Reading both sides of the debate produced a theist. Wait, there are only two sides?

This morning, I read this blog post by a Dr. Jay L. Wile, a Christian who happens to be a scientist (not a Christian Scientist). Wiles tells the story of an intellectual woman, Dr. Laura Keynes, who decided belief was for her.

The blog doesn’t surprise me. Why would it? If I heard of a person who read a Christian book that drove them toward atheism, I’d post something, too.

What struck me was the reoccurrence of the words “both sides.”

Dr. Keynes read both sides of the debate and chose belief. Both Keynes and Wile use the words “both sides” published therein.

Two sides?

This may be nit-picky, but are there only two sides? Must there be only belief and nonbelief?

Does Buddhism not count as a side? What about Islam or any other so-called view of the world?

Is it really that black or white?

My disbelief isn’t the result of reading books from the “new atheists.” My disbelief stemmed from doubts that were there from the day I was five years old and I memorized and recited, “In the beginning, God created the heavens and the earth” back in Sunday School.

Doubts lurked quietly until I finally got the courage to admit that the things I believed hurt me and they hurt other people.

I claim atheist as a title because I don’t think there’s any other word for what I am.

There are no words for a person who doesn’t play guitar, or a person who doesn’t collect stamps, or a person who doesn’t subscribe to cable.

I don’t subscribe to the limiting ideologies of belief.

This isn’t because there are two sides. Two sides is what happens when there are Republicans and Democrats. The Packers vs. The Bears. Duke vs. Carolina.

Atheism happened after learning there are many sides, too many to count. The world is not black and white.
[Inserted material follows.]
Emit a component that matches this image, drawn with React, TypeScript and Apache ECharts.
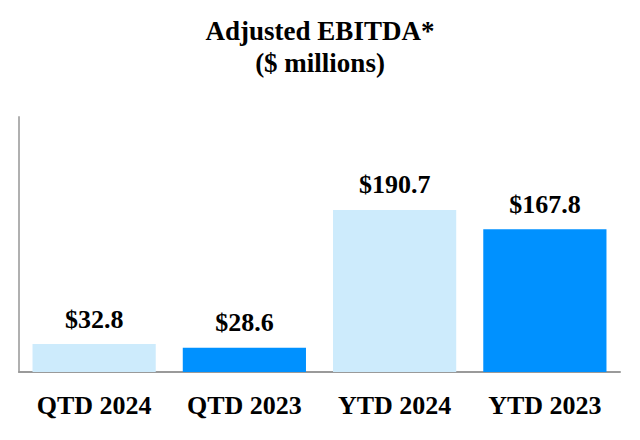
import React, { useEffect, useRef } from "react";
import * as echarts from "echarts";

const categories = ["QTD 2024", "QTD 2023", "YTD 2024", "YTD 2023"];
const values = [32.8, 28.6, 190.7, 167.8];
const barColors = ["#CDEBFC", "#0091FF", "#CDEBFC", "#0091FF"];
const titleLines = ["Adjusted EBITDA*", "($ millions)"];

export default function App() {
  const ref = useRef<HTMLDivElement>(null);
  useEffect(() => {
    const chart = echarts.init(ref.current!, null, { renderer: "svg" });
    const font = "'Liberation Serif', 'Times New Roman', serif";
    chart.setOption({
      animation: false,
      backgroundColor: "#ffffff",
      title: {
        text: titleLines.join("\n"),
        left: "center",
        top: 10,
        textStyle: {
          fontFamily: font,
          fontWeight: "bold",
          fontSize: 27,
          lineHeight: 32,
          color: "#000",
        },
      },
      grid: { left: 19, right: 20, top: 117, bottom: 68 },
      xAxis: {
        type: "category",
        data: categories,
        axisLine: { lineStyle: { color: "#9a9a9a", width: 2 } },
        axisTick: { show: false },
        axisLabel: {
          fontFamily: font,
          fontWeight: "bold",
          fontSize: 26,
          color: "#000",
          margin: 20,
        },
      },
      yAxis: {
        type: "value",
        min: 0,
        max: 300,
        axisLine: { show: true, lineStyle: { color: "#b0b0b0", width: 2 } },
        axisTick: { show: false },
        axisLabel: { show: false },
        splitLine: { show: false },
      },
      series: [
        {
          type: "bar",
          barCategoryGap: "18%",
          data: values.map((v, i) => ({ value: v, itemStyle: { color: barColors[i] } })),
          label: {
            show: true,
            position: "top",
            distance: 12,
            formatter: (p: any) => "$" + p.value.toFixed(1),
            fontFamily: font,
            fontWeight: "bold",
            fontSize: 26,
            color: "#000",
          },
        },
      ],
    });
    return () => chart.dispose();
  }, []);
  return (
    <div
      ref={ref}
      style={{ position: "absolute", left: 0, top: 0, width: 640, height: 440 }}
    />
  );
}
I personally like many of the disciplines I learned from Christianity. The ideas I learned in church influence many decisions I make every day. Cheating, stealing, lying, fidelity, friendships, lending helping hands, forgiveness, acceptance, tolerance, equality. Those are the ideas I cherish.

The ones I eschew are those that are completely fallacious. That god supernaturally changes people for the better only to learn that they aren’t better. They are not transformed. They hide behind the words “I’m a sinner” when they fuck up.

Rather than own up to their faults, blame is placed on invisible beings called “demons” or “satan”.

When I fuck up, it’s all me. That’s what I was taught. When I hurt someone, it’s on me to find out what I did wrong and work it out. It’s not to hide behind some invisible being and say, “Whelp, god granted forgiveness. What the fuck is wrong with you?”

I can’t prove god any more than you can prove he is. Apparently, according to people like Dr. Wiles, god is the only other option. Great. But which god might that be and why is it the Christian one?

If my rationale for disbelief is weak, that I’m full of bluster and bravado, as Dr. Wiles says, then so be it.

There’s a flatulent noise that emits whenever anyone claims there’s an inexplicable being who hears, responds and helps when one mental expression of help to find one’s car keys or thankfulness that the sun set is so pretty is the experience that leads one to bow down to the same god who — should he exist — doesn’t come bounding with grace to the bedside of a dying child or provide safety to the airplane plummeting out of the sky.

I know, weak, right? My absence of belief is unjustified.